Presseberichte

Neues aus Kalkutta - Dr. Vogt berichtet über die aktuelle Situation in Zeiten von Corona

Ich bedanke mich vielmals für Ihre Hilfe! Das ist alles andere als selbstverständlich!

Derzeit haben wir rund 30 Patientinnen im Haus. Wir erlauben keine stationäre Aufnahme neuer Patientinnen und entlassen auch nicht. In den muslimischen Ghettos rund um das St. Thomas Home gibt es jetzt viele Corona- Viruserkrankungen, Menschen sterben, und die Polizei und Militär riegeln die Ghettos hermetisch ab. Gestern kam es zu einer Straßenschlacht zwischen Bewohnern der Ghettos und der Polizei hier in unserer Straße, der Belilious Road. Die Polizisten mussten fliehen. Früher waren die Polizisten nur mit Knüppeln unterwegs, seit heute haben sie nun Gewehre.

Wir versuchen, in dem wir niemanden `rein oder `raus lassen, die hier versorgten Patientinnen vor einer Ansteckung zu schützen. Viele sind schon durch die Tuberkulose kurzatmig und würden eine zusätzliche Virusinfektion nicht überleben. Aber natürlich geht bestimmtes Personal hier `rein und `raus, zum Beispiel die Küchendamen und natürlich auch die Krankenschwestern. In Zeiten der Ausgangssperre ist es selbst für unsere Krankenschwestern nicht einfach, hierher zu kommen. Sie müssen die Straßensperren in ihrer Schwesternkleidung und mit einem Ausweis passieren.

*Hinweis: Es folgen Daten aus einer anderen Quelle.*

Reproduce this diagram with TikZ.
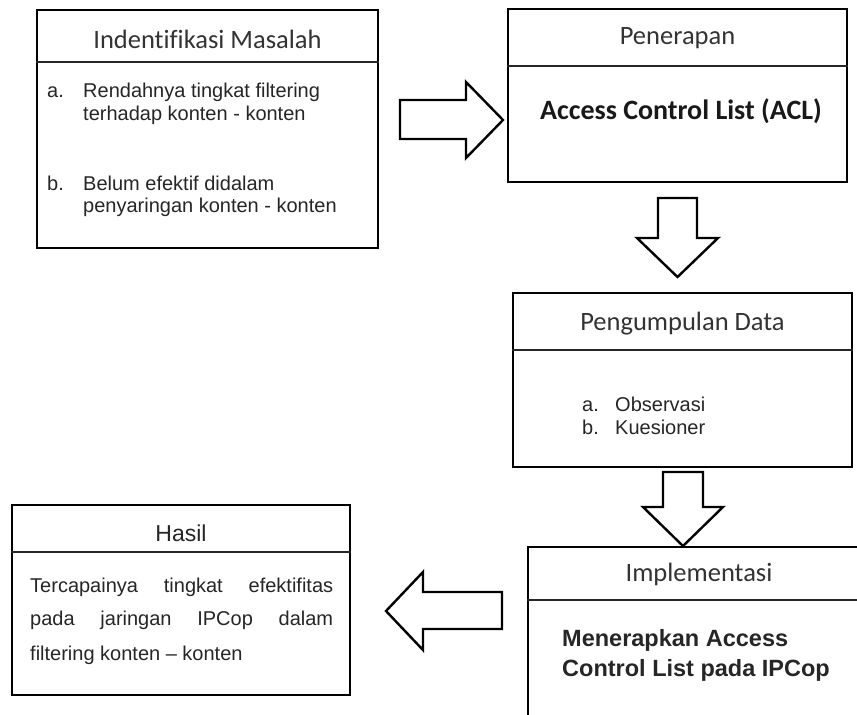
\documentclass[tikz,border=0pt]{standalone}
\usepackage{fontspec}
\setmainfont{Liberation Sans}
\newfontfamily\calfont[Ligatures=NoCommon]{Carlito}
\begin{document}
\begin{tikzpicture}[x=1pt,y=-1pt,
  box/.style={draw=black,line width=2.6pt,inner sep=0pt,fill=none},
  div/.style={draw=black!85,line width=1.4pt},
  blockarrow/.style={draw=black,line width=2.4pt,line join=miter,fill=white},
  ttl/.style={inner sep=0pt,anchor=base,text=black!80,font=\calfont\fontsize{26.5}{30}\selectfont},
  itm/.style={inner sep=0pt,anchor=base west,text=black!85,font=\fontsize{20}{23}\selectfont},
  acl/.style={inner sep=0pt,anchor=base,text=black!90,font=\calfont\bfseries\fontsize{28}{32}\selectfont},
  impl/.style={inner sep=0pt,anchor=base west,text=black!85,font=\bfseries\fontsize{23.5}{28}\selectfont},
  hsl/.style={inner sep=0pt,anchor=base west,text=black!85,font=\fontsize{20}{23}\selectfont}]
\useasboundingbox (0,0) rectangle (857,715);
\clip (0,0) rectangle (857,715);
\fill[white] (0,0) rectangle (857,715);

% Box 1: Indentifikasi Masalah
\node[box,minimum width=341pt,minimum height=238pt] (b1) at (207.5,129) {};
\draw[div] (b1.west |- 0,62) -- (b1.east |- 0,62);
\node[ttl] (t1) at (207.5,48.5) {Indentifikasi Masalah};
\node[itm] (i1a) at (47,97) {a.};
\node[itm] (i1a1) at (83,97) {Rendahnya tingkat filtering};
\node[itm] (i1a2) at (83,120) {terhadap konten - konten};
\node[itm] (i1b) at (47,190) {b.};
\node[itm] (i1b1) at (83,190) {Belum efektif didalam};
\node[itm] (i1b2) at (83,212) {penyaringan konten - konten};

% Box 2: Penerapan
\node[box,minimum width=339pt,minimum height=173pt] (b2) at (677.5,95.5) {};
\draw[div] (b2.west |- 0,66) -- (b2.east |- 0,66);
\node[ttl] (t2) at (677.5,44.5) {Penerapan};
\node[acl] (acl) at (681,119) {Access Control List (ACL)};

% Box 3: Pengumpulan Data
\node[box,minimum width=339pt,minimum height=174pt] (b3) at (682.5,380) {};
\draw[div] (b3.west |- 0,350) -- (b3.east |- 0,350);
\node[ttl] (t3) at (682.5,330.5) {Pengumpulan Data};
\node[itm] (i3a) at (582,411) {a.};
\node[itm] (i3a1) at (615,411) {Observasi};
\node[itm] (i3b) at (582,434) {b.};
\node[itm] (i3b1) at (615,434) {Kuesioner};

% Box 4: Implementasi (runs off the page)
\node[box,minimum width=347pt,minimum height=183pt] (b4) at (701.5,638.5) {};
\draw[div] (b4.west |- 0,600) -- (b4.east |- 0,600);
\node[ttl] (t4) at (699,581.5) {Implementasi};
\node[impl] (i4a) at (562,646.5) {Menerapkan Access};
\node[impl] (i4b) at (562,676.5) {Control List pada IPCop};

% Box 5: Hasil
\node[box,minimum width=338pt,minimum height=190pt] (b5) at (181,600) {};
\draw[div] (b5.west |- 0,552) -- (b5.east |- 0,552);
\node[inner sep=0pt,anchor=base,text=black!85,font=\fontsize{23}{26}\selectfont] (t5) at (181,541) {Hasil};
\node[hsl] (h1) at (30,592) {\hbox to 303pt{Tercapainya\hfill tingkat\hfill efektifitas}};
\node[hsl] (h2) at (30,625) {\hbox to 303pt{pada\hfill jaringan\hfill IPCop\hfill dalam}};
\node[hsl] (h3) at (30,660) {filtering konten -- konten};

% Block arrows
\draw[blockarrow] (400,100) -- (466,100) -- (466,82) -- (503,120) -- (466,158) -- (466,139) -- (400,139) -- cycle;
\draw[blockarrow] (658,198) -- (697,198) -- (697,238) -- (718,238) -- (677.5,277) -- (637,238) -- (658,238) -- cycle;
\draw[blockarrow] (663,472) -- (703,472) -- (703,507) -- (723,507) -- (683,546) -- (643,507) -- (663,507) -- cycle;
\draw[blockarrow] (502,592) -- (423,592) -- (423,572) -- (386,611) -- (423,650) -- (423,629) -- (502,629) -- cycle;
\end{tikzpicture}
\end{document}
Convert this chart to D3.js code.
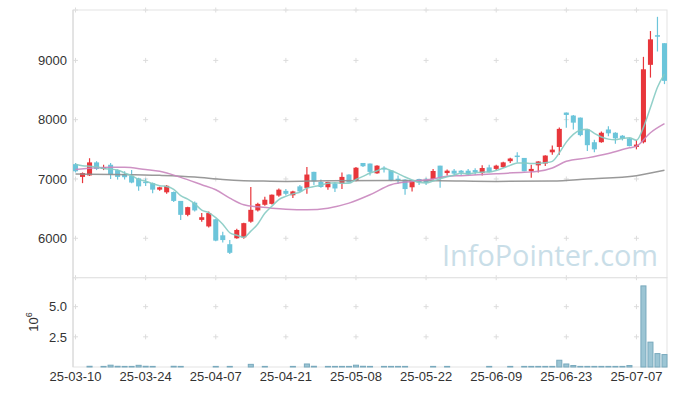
<!DOCTYPE html>
<html>
<head>
<meta charset="utf-8">
<script src="https://cdn.jsdelivr.net/npm/d3@7"></script>
<style>
  body { margin: 0; background: #fff; }
  text { font-family: "Liberation Sans", Arial, sans-serif; }
</style>
</head>
<body>
<div id="chart"></div>
<script>
// chart size
const FRAME_WIDTH = 677;
const FRAME_HEIGHT = 396;
const MARGINS = {left: 73, right: 10, top: 10, bottom: 29};
const PRICE_BOTTOM = 277.7;

// trading days (KRX), yy-mm-dd
const dates = [
  "25-03-10","25-03-11","25-03-12","25-03-13","25-03-14",
  "25-03-17","25-03-18","25-03-19","25-03-20","25-03-21",
  "25-03-24","25-03-25","25-03-26","25-03-27","25-03-28",
  "25-03-31","25-04-01","25-04-02","25-04-03","25-04-04",
  "25-04-07","25-04-08","25-04-09","25-04-10","25-04-11",
  "25-04-14","25-04-15","25-04-16","25-04-17","25-04-18",
  "25-04-21","25-04-22","25-04-23","25-04-24","25-04-25",
  "25-04-28","25-04-29","25-04-30","25-05-02","25-05-07",
  "25-05-08","25-05-09","25-05-12","25-05-13","25-05-14",
  "25-05-15","25-05-16","25-05-19","25-05-20","25-05-21",
  "25-05-22","25-05-23","25-05-26","25-05-27","25-05-28",
  "25-05-29","25-05-30","25-06-02","25-06-04","25-06-05",
  "25-06-09","25-06-10","25-06-11","25-06-12","25-06-13",
  "25-06-16","25-06-17","25-06-18","25-06-19","25-06-20",
  "25-06-23","25-06-24","25-06-25","25-06-26","25-06-27",
  "25-06-30","25-07-01","25-07-02","25-07-03","25-07-04",
  "25-07-07","25-07-08","25-07-09","25-07-10","25-07-11"
];

const opens = [
  7250,7035,7060,7280,7170, 7240,7150,7085,7055,7010,
  6955,6930,6820,6775,6780, 6630,6395,6600,6310,6200,
  6320,6050,5900,6000,6015, 6280,6470,6565,6580,6720,
  6800,6725,6875,6850,7120, 6950,6860,6925,6920,7075,
  6965,7270,7260,7095,7190, 7145,7005,6990,6860,7000,
  6990,7000,7225,7100,7140, 7140,7140,7150,7100,7195,
  7170,7200,7300,7395,7355, 7130,7230,7260,7450,7540,
  8120,8070,8035,7835,7620, 7620,7835,7780,7730,7685,
  7540,7620,8925,9425,9290
];
const highs = [
  7270,7110,7350,7300,7240, 7270,7160,7130,7150,7020,
  7010,6940,6870,6900,6790, 6630,6530,6620,6425,6450,
  6330,6110,5970,6160,6260, 6865,6600,6700,6740,6840,
  6830,6800,6900,7200,7120, 6990,6955,6940,7110,7080,
  7200,7270,7260,7230,7215, 7150,7060,6995,6980,7005,
  7020,7170,7225,7160,7170, 7150,7170,7180,7230,7240,
  7240,7290,7360,7450,7355, 7240,7300,7400,7565,7870,
  8120,8080,8035,7840,7660, 7800,7890,7790,7740,7690,
  7660,9060,9495,9735,9290
];
const lows = [
  7110,6930,7050,7150,7150, 7000,6990,6990,6930,6800,
  6880,6760,6800,6750,6610, 6310,6370,6450,6280,6180,
  5950,5930,5735,5990,5990, 6260,6450,6550,6570,6700,
  6720,6680,6780,6750,6900, 6850,6820,6780,6830,6940,
  6960,7200,7060,7090,7110, 6960,6920,6735,6790,6900,
  6900,6990,6850,7060,7060, 7060,7060,7070,7060,7110,
  7150,7190,7270,7280,7130, 7020,7110,7220,7410,7410,
  7865,7835,7720,7470,7450, 7610,7720,7595,7650,7550,
  7500,7600,8710,9150,8600
];
const closes = [
  7130,7100,7280,7170,7200, 7075,7035,7030,6940,6875,
  6935,6820,6860,6885,6630, 6395,6525,6470,6355,6425,
  5960,5970,5755,6140,6255, 6480,6580,6650,6735,6820,
  6750,6790,6790,7075,6960, 6865,6950,6840,7035,6940,
  7190,7215,7120,7225,7160, 6975,6975,6830,6975,6950,
  6935,7135,7020,7140,7090, 7105,7075,7115,7185,7115,
  7225,7280,7345,7375,7130, 7170,7295,7395,7495,7845,
  8080,7950,7740,7570,7500, 7780,7770,7685,7680,7555,
  7580,8850,9355,9400,8655
];
// volume in shares
const volumes = [
  8000,9000,60000,9000,50000, 150000,60000,50000,50000,140000,
  60000,50000,40000,9000,60000, 50000,5000,5000,5000,5000,
  50000,5000,50000,5000,5000, 220000,5000,50000,5000,5000,
  5000,50000,5000,250000,60000, 5000,50000,50000,50000,50000,
  150000,60000,50000,5000,50000, 50000,50000,50000,5000,5000,
  5000,50000,5000,50000,5000, 5000,5000,5000,5000,50000,
  5000,5000,50000,5000,50000, 50000,50000,50000,50000,560000,
  250000,120000,50000,50000,50000, 50000,50000,50000,50000,120000,
  5000,6720000,2060000,1110000,1030000
];

// MA5 first values (window reaches before first day)
const ma5Lead = [7250, 7225, 7215, 7205];
// MA20 and MA60 at [day index, value]
const ma20Points = [
  [0,7158],[5,7197],[7,7197],[10,7158],[12,7129],[15,7027],[18,6903],[20,6819],
  [22,6678],[24,6564],[26,6530],[28,6508],[30,6491],[33,6480],[36,6508],[39,6593],
  [42,6734],[45,6903],[48,6959],[51,7000],[53,7044],[55,7056],[60,7090],[64,7112],
  [66,7129],[68,7186],[70,7298],[73,7356],[76,7429],[79,7525],[80,7553],[82,7780],[84,7932]
];
const ma60Points = [
  [0,7085],[12,7061],[17,7034],[21,6990],[24,6971],[26,6966],[30,6959],[36,6971],
  [45,6975],[52,6971],[60,6959],[68,6966],[73,7000],[80,7056],[84,7146]
];

const priceTicks = [6000, 7000, 8000, 9000];
const volumeTicks = [2500000, 5000000];
const tickDates = ["25-03-10","25-03-24","25-04-07","25-04-21","25-05-08",
                   "25-05-22","25-06-09","25-06-23","25-07-07"];

const UP_COLOR = "#e8363b";
const DOWN_COLOR = "#6cc5da";
const GRID_COLOR = "#dcdcdc";

const svg = d3.select("#chart")
  .append("svg")
    .attr("width", FRAME_WIDTH)
    .attr("height", FRAME_HEIGHT);

const right = FRAME_WIDTH - MARGINS.right;
const volBottom = FRAME_HEIGHT - MARGINS.bottom;

const xScale = d3.scaleBand()
  .domain(dates)
  .range([MARGINS.left, right])
  .paddingInner(0.28)
  .paddingOuter(0);
const bw = xScale.bandwidth();
const cx = d => xScale(d) + bw / 2;

const yScale = d3.scaleLinear().domain([5335, 9850]).range([PRICE_BOTTOM, MARGINS.top]);
const vScale = d3.scaleLinear().domain([0, 7400000]).range([volBottom, PRICE_BOTTOM]);

// tiny "+" grid marks
function crosses(ys) {
  tickDates.forEach(d => {
    ys.forEach(y => {
      svg.append("path")
        .attr("d", `M${cx(d) - 2.5},${y}H${cx(d) + 2.5}M${cx(d)},${y - 2.5}V${y + 2.5}`)
        .attr("stroke", GRID_COLOR)
        .attr("stroke-width", 1);
    });
  });
}
crosses([MARGINS.top].concat(priceTicks.map(yScale), [PRICE_BOTTOM]));
crosses(volumeTicks.map(vScale));

// frames
svg.append("rect")
  .attr("x", MARGINS.left).attr("y", MARGINS.top)
  .attr("width", right - MARGINS.left).attr("height", PRICE_BOTTOM - MARGINS.top)
  .attr("fill", "none").attr("stroke", "#e3e3e3");
svg.append("rect")
  .attr("x", MARGINS.left).attr("y", PRICE_BOTTOM)
  .attr("width", right - MARGINS.left).attr("height", volBottom - PRICE_BOTTOM)
  .attr("fill", "none").attr("stroke", "#e3e3e3");
svg.append("line")
  .attr("x1", MARGINS.left).attr("x2", MARGINS.left)
  .attr("y1", MARGINS.top).attr("y2", volBottom)
  .attr("stroke", "#d6d6d6");

// watermark
svg.append("text")
  .attr("x", 442).attr("y", 266)
  .attr("textLength", 216).attr("lengthAdjust", "spacingAndGlyphs")
  .attr("font-size", 30)
  .style("font-family", "'Open Sans', sans-serif")
  .attr("fill", "#c9dee8")
  .text("InfoPointer.com");

// candles
const candles = svg.append("g");
dates.forEach((d, i) => {
  const col = closes[i] >= opens[i] ? UP_COLOR : DOWN_COLOR;
  candles.append("line")
    .attr("x1", cx(d)).attr("x2", cx(d))
    .attr("y1", yScale(highs[i])).attr("y2", yScale(lows[i]))
    .attr("stroke", col).attr("stroke-width", 1.2);
  const top = yScale(Math.max(opens[i], closes[i]));
  const bot = yScale(Math.min(opens[i], closes[i]));
  candles.append("rect")
    .attr("x", xScale(d)).attr("y", top)
    .attr("width", bw).attr("height", Math.max(bot - top, 1.5))
    .attr("fill", col);
});

// moving averages
const ma5 = closes.map((c, i) => i < 4 ? ma5Lead[i] : d3.mean(closes.slice(i - 4, i + 1)));

const line = d3.line()
  .x(p => cx(dates[p[0]]))
  .y(p => yScale(p[1]))
  .curve(d3.curveMonotoneX);

svg.append("path")
  .attr("d", line(ma60Points))
  .attr("fill", "none").attr("stroke", "#8e8e8e").attr("stroke-width", 1.5).attr("opacity", 0.9);
svg.append("path")
  .attr("d", line(ma20Points))
  .attr("fill", "none").attr("stroke", "#c986be").attr("stroke-width", 1.5).attr("opacity", 0.9);
svg.append("path")
  .attr("d", line(ma5.map((v, i) => [i, v])))
  .attr("fill", "none").attr("stroke", "#86cbc3").attr("stroke-width", 1.5).attr("opacity", 0.9);

// volume bars
dates.forEach((d, i) => {
  const h = volBottom - vScale(volumes[i]);
  if (h < 0.5) return;
  svg.append("rect")
    .attr("x", xScale(d)).attr("y", vScale(volumes[i]))
    .attr("width", bw).attr("height", h)
    .attr("fill", "#9cc5d4").attr("stroke", "#78a9bd").attr("stroke-width", 1);
});

// axes
const yAxis = svg.append("g")
  .attr("transform", `translate(${MARGINS.left},0)`)
  .call(d3.axisLeft(yScale).tickValues(priceTicks).tickSize(0).tickPadding(6).tickFormat(d3.format("d")));
const vAxis = svg.append("g")
  .attr("transform", `translate(${MARGINS.left},0)`)
  .call(d3.axisLeft(vScale).tickValues(volumeTicks).tickSize(0).tickPadding(6)
    .tickFormat(v => (v / 1e6).toFixed(1)));
const xAxis = svg.append("g")
  .attr("transform", `translate(${-bw / 2 + bw / 2},${volBottom})`)
  .call(d3.axisBottom(xScale).tickValues(tickDates).tickSize(0).tickPadding(5));

[yAxis, vAxis, xAxis].forEach(g => {
  g.select(".domain").remove();
  g.selectAll("text").attr("font-size", 13).attr("fill", "#333")
    .style("font-family", "'Liberation Sans', Arial, sans-serif");
});

// 10^6 label for volume axis
const unit = svg.append("text")
  .attr("transform", "translate(38,322) rotate(-90)")
  .attr("text-anchor", "middle")
  .attr("font-size", 13)
  .attr("fill", "#333");
unit.append("tspan").text("10");
unit.append("tspan").attr("dy", -6).attr("font-size", 9).text("6");
</script>
</body>
</html>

Wir holen Sie mit einem Krankenwagen zu Hause ab und fahren Sie zu uns, weil Krankenwagen normalerweise Straßensperren passieren dürfen. Dafür bleiben die Schwestern dann für drei oder vier Tage am Stück im Haus, richten es sich hier also auch für die Nacht etwas ein, und werden dann wieder zurückgefahren, wenn auch die neue Schicht hierhergefahren wird. Sie sind alle sehr tapfer und machen das Beste aus der Situation. 

Auch Monika Naik ist sehr engagiert im Rahmen der Ausgabe von Lebensmittelpaketen. Bis dato konnten rund 500 Familien ein Paket empfangen. So etwas kann man in Zeiten der Ausgangssperre nur nach einer schriftlichen Beantragung bei der Polizei und deren Genehmigung tun. Bis dato wurde es aber noch jedes Mal genehmigt. Wenn sich 100 Personen anstellen, die für die gedachten 100 Familien des Tages ein Paket abholen, müssen Sie großen Abstand voneinander halten. Dazu malen wir auf die Straße Symbole, und die Leute müssen auf diesen Zeichen stehen, und jeweils nur von Markierung zu Markierung vorrücken. So halten Sie Abstand voneinander. Ich sende anbei einige Bilder. Jedes Lebensmittelpaket kostet rund 12,50 € und beinhaltet drei Kilo Reis, ein halbes Kilo Linsen, Zwiebeln und Sojabohnen, Öl, ein Paket Kekse, und auch Seifenstücke und Mundschutze, die unsere Patientinnen genäht haben.

Die kürzlich operierte Kushnuma hatte Glück und kann sich nun verbessern. Zwei weitere Kandidatinnen würde ich gern noch operieren lassen, aber das ist organisatorisch aufwendig, weil Krankenhäuser derzeit nach Möglichkeit niemanden aufnehmen, oder nur nach einem Corona Virus-Test. An diese Tests kommt man aber nicht heran, da selbst der Staat keine Testkits hat. Sie testen im Distrikt Howrah mit seinen 5 Millionen Einwohnern vielleicht 50 Personen am Tag.

 Nun ist die Ausgangssperre noch einmal um drei Wochen verlängert worden. In der Nähe der muslimischen Ghettos, in die auch das St. Thomas Home gehört, wird es vermutlich noch lange Restriktionen geben. Ich habe aber auch so genug zu tun und kann vieles vom Schreibtisch abarbeiten, zu dem ich sonst nie gekommen wären.

Ich bedanke mich bei Ihnen und bei allen aktiven Mitgliedern von pro-interplast sehr herzlich für die sehr ermutigende Unterstützung! 

Bleiben Sie alle und Ihre Familien gesund!